THE EXERCISE: From the listing below, copy only the lines from the line that contains "Reproduce this chart with Altair." to the line that contains "df = pd.DataFrame(rows)", counting those two lines as part of the copy.

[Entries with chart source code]

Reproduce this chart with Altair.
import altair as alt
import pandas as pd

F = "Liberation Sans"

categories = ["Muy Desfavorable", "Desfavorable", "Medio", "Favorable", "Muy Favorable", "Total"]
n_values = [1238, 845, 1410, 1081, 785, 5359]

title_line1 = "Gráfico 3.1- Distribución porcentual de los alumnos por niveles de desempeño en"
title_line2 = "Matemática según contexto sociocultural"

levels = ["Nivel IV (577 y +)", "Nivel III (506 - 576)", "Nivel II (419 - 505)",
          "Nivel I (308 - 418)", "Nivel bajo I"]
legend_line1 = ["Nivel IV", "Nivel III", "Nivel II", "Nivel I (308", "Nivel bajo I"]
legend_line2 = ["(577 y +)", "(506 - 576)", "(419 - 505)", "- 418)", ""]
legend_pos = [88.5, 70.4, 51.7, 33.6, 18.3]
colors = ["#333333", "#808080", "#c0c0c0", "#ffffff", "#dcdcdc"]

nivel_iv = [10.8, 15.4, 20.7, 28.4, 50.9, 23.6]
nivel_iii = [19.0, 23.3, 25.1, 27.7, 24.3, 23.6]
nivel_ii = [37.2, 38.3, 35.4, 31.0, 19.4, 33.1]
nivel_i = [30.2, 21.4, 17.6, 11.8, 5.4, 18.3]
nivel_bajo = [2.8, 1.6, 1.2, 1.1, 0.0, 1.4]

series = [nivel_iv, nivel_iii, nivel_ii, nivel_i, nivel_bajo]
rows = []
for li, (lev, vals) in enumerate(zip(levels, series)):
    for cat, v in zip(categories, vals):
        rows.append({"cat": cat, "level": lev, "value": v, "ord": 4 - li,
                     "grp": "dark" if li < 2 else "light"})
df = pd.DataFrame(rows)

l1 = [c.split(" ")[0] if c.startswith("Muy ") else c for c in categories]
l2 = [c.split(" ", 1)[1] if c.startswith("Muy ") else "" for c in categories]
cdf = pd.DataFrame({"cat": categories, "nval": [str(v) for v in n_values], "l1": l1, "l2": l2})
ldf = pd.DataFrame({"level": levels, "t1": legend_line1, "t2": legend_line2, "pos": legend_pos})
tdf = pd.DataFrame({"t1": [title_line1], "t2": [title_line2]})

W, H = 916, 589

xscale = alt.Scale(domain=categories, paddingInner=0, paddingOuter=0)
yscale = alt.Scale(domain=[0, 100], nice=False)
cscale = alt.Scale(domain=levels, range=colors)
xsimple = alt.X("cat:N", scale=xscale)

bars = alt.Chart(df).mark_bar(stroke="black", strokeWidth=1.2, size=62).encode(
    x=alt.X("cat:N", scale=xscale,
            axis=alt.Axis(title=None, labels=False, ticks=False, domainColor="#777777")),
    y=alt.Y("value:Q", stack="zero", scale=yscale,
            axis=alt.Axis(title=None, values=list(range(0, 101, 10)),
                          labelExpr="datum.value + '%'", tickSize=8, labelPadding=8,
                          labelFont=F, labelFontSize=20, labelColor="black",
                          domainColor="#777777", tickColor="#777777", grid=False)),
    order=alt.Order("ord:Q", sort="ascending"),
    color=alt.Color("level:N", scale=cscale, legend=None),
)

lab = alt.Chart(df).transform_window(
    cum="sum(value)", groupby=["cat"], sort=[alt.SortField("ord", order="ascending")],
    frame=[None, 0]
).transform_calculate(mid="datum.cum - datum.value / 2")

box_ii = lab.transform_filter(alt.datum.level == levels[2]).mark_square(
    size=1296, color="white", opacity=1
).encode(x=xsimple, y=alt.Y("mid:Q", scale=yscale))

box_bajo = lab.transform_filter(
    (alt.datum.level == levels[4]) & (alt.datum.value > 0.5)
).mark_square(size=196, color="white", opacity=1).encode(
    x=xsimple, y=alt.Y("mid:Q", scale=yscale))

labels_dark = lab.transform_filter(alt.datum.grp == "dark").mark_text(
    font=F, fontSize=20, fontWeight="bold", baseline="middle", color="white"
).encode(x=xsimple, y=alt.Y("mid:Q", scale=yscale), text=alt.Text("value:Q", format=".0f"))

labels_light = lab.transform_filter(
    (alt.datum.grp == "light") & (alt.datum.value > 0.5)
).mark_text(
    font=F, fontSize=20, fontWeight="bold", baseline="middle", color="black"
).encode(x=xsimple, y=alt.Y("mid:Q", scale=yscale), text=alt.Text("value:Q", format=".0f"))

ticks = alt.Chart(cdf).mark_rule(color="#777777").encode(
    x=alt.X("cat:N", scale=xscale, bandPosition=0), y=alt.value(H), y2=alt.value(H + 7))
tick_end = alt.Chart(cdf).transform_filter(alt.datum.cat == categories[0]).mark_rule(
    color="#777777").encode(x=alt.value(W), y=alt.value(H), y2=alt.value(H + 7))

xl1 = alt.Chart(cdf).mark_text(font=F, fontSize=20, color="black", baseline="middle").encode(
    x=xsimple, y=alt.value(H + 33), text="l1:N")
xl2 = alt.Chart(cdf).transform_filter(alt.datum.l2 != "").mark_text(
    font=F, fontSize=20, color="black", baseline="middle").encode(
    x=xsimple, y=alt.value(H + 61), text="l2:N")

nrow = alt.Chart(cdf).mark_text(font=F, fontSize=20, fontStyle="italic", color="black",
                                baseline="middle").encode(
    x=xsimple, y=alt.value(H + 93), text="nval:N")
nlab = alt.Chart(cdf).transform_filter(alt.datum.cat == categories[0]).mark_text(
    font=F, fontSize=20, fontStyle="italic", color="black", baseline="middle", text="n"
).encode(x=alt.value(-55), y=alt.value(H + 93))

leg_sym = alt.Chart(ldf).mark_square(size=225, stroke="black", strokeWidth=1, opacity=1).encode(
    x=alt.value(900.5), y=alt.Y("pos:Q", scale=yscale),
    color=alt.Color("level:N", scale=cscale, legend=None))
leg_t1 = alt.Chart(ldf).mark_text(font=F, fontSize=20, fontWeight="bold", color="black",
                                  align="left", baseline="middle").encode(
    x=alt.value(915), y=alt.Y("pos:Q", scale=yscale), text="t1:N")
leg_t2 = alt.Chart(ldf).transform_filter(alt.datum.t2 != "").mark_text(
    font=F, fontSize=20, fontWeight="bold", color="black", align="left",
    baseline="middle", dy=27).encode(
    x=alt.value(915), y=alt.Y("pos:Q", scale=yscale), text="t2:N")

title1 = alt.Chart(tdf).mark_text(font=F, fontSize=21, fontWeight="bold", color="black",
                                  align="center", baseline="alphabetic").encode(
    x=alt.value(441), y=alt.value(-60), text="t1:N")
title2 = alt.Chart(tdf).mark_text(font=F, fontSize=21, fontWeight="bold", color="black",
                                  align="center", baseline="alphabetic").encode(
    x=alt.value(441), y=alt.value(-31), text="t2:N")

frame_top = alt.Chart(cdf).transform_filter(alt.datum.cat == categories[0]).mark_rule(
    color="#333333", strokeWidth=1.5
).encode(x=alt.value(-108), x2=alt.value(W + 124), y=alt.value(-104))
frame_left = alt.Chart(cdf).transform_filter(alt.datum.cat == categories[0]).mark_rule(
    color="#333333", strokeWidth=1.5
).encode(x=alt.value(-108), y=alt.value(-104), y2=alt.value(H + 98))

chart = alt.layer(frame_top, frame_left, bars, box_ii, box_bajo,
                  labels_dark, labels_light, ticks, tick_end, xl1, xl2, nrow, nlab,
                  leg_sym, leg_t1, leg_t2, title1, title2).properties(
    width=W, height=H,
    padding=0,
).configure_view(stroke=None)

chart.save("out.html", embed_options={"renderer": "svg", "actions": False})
...
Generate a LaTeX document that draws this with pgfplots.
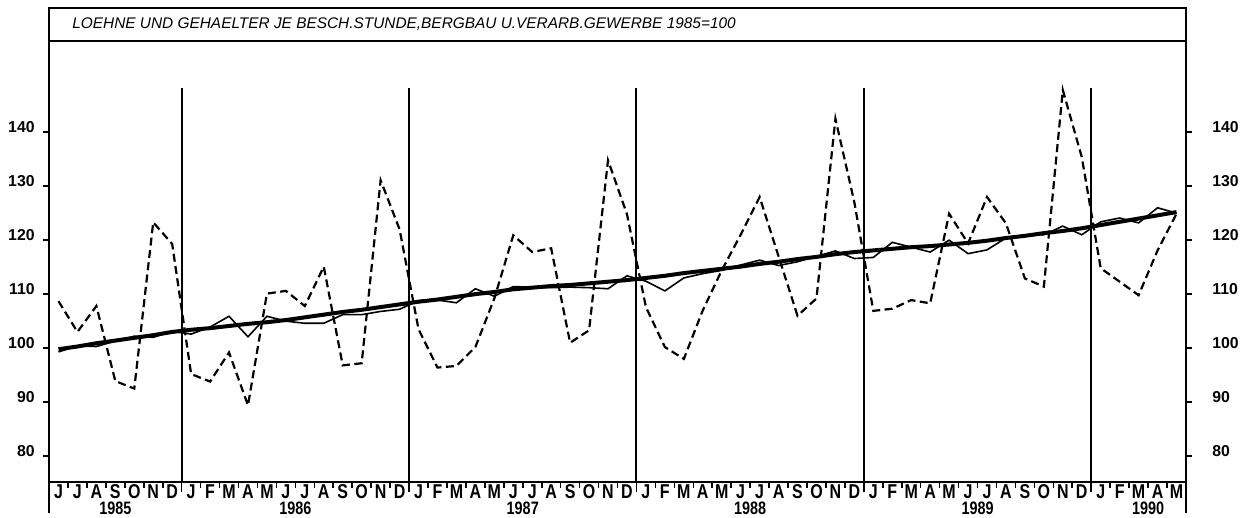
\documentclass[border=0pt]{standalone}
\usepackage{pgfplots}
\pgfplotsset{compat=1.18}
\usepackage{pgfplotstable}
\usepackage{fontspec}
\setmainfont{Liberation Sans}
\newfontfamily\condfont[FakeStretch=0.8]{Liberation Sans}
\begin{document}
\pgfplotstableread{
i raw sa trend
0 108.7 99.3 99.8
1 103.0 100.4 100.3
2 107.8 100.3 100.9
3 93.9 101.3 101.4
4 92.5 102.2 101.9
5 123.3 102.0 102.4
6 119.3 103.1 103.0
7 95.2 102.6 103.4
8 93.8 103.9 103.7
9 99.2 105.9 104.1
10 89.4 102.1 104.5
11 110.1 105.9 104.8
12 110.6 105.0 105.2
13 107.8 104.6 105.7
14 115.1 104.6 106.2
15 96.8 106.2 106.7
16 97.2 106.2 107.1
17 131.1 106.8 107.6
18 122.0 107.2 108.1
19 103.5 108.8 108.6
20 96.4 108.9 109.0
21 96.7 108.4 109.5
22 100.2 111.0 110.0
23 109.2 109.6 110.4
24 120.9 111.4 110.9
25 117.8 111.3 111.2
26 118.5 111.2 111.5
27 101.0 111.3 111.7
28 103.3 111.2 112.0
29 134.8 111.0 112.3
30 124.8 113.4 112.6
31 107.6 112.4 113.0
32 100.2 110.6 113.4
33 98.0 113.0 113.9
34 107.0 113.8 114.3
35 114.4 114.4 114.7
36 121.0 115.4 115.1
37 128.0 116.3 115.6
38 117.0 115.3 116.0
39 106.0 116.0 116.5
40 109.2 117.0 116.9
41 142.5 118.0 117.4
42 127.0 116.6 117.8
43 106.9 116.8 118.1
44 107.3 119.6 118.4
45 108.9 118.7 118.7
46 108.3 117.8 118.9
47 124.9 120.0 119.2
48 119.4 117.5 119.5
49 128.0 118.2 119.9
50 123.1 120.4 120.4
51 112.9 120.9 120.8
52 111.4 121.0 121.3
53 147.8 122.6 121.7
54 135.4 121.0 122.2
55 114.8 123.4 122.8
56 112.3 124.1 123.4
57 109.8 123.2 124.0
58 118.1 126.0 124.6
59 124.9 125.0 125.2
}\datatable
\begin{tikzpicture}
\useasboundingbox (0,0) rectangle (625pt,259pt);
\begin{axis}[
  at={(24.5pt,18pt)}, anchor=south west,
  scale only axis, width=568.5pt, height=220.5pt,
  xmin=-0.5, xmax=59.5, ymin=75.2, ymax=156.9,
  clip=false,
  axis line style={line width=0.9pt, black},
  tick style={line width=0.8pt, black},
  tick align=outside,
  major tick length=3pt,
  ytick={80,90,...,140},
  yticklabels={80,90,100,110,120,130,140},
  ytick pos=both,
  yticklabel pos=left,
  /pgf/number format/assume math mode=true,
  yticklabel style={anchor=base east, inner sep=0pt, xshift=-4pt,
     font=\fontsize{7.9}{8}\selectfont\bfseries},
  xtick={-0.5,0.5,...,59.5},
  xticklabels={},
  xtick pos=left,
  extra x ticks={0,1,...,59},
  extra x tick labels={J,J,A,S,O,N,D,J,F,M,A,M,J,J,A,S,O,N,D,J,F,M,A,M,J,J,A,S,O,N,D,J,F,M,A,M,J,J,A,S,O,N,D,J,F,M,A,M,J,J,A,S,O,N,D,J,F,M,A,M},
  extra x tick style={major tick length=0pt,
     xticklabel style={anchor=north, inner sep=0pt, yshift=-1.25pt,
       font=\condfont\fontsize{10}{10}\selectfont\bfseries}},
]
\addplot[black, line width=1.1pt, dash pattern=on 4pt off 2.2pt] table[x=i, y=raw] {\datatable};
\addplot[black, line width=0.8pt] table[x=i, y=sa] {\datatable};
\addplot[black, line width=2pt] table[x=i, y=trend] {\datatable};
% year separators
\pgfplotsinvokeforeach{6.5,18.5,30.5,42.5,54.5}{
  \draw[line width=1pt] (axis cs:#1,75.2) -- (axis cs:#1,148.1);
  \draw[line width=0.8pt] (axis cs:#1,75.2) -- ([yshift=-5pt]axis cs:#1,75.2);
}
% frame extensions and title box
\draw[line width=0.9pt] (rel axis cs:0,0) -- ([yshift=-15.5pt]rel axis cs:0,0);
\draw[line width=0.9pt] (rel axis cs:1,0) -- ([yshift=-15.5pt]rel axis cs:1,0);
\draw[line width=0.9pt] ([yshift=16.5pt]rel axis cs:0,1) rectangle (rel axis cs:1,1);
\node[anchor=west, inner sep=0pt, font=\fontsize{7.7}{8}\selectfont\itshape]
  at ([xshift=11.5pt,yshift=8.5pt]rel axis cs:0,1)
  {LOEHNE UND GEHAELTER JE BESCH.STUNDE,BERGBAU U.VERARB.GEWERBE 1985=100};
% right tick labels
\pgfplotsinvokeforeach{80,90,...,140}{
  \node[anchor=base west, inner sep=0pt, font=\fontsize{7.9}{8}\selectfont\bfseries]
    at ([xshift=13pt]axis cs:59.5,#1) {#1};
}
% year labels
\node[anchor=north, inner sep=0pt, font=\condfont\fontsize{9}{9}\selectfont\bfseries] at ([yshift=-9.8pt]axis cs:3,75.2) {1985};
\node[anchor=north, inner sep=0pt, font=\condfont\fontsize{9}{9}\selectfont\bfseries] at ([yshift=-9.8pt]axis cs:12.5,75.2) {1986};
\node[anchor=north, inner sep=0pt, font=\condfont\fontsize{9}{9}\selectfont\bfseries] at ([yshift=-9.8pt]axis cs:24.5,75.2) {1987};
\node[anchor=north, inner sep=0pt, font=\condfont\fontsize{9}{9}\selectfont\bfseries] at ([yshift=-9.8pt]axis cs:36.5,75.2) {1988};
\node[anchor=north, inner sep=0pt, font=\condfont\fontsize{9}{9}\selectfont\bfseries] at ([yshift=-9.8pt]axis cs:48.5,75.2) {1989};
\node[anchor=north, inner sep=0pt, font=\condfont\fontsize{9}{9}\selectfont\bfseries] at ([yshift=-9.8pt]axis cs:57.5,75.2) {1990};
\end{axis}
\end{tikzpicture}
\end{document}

TASK RESULT:
Reproduce this chart with Altair.
import altair as alt
import pandas as pd

F = "Liberation Sans"

categories = ["Muy Desfavorable", "Desfavorable", "Medio", "Favorable", "Muy Favorable", "Total"]
n_values = [1238, 845, 1410, 1081, 785, 5359]

title_line1 = "Gráfico 3.1- Distribución porcentual de los alumnos por niveles de desempeño en"
title_line2 = "Matemática según contexto sociocultural"

levels = ["Nivel IV (577 y +)", "Nivel III (506 - 576)", "Nivel II (419 - 505)",
          "Nivel I (308 - 418)", "Nivel bajo I"]
legend_line1 = ["Nivel IV", "Nivel III", "Nivel II", "Nivel I (308", "Nivel bajo I"]
legend_line2 = ["(577 y +)", "(506 - 576)", "(419 - 505)", "- 418)", ""]
legend_pos = [88.5, 70.4, 51.7, 33.6, 18.3]
colors = ["#333333", "#808080", "#c0c0c0", "#ffffff", "#dcdcdc"]

nivel_iv = [10.8, 15.4, 20.7, 28.4, 50.9, 23.6]
nivel_iii = [19.0, 23.3, 25.1, 27.7, 24.3, 23.6]
nivel_ii = [37.2, 38.3, 35.4, 31.0, 19.4, 33.1]
nivel_i = [30.2, 21.4, 17.6, 11.8, 5.4, 18.3]
nivel_bajo = [2.8, 1.6, 1.2, 1.1, 0.0, 1.4]

series = [nivel_iv, nivel_iii, nivel_ii, nivel_i, nivel_bajo]
rows = []
for li, (lev, vals) in enumerate(zip(levels, series)):
    for cat, v in zip(categories, vals):
        rows.append({"cat": cat, "level": lev, "value": v, "ord": 4 - li,
                     "grp": "dark" if li < 2 else "light"})
df = pd.DataFrame(rows)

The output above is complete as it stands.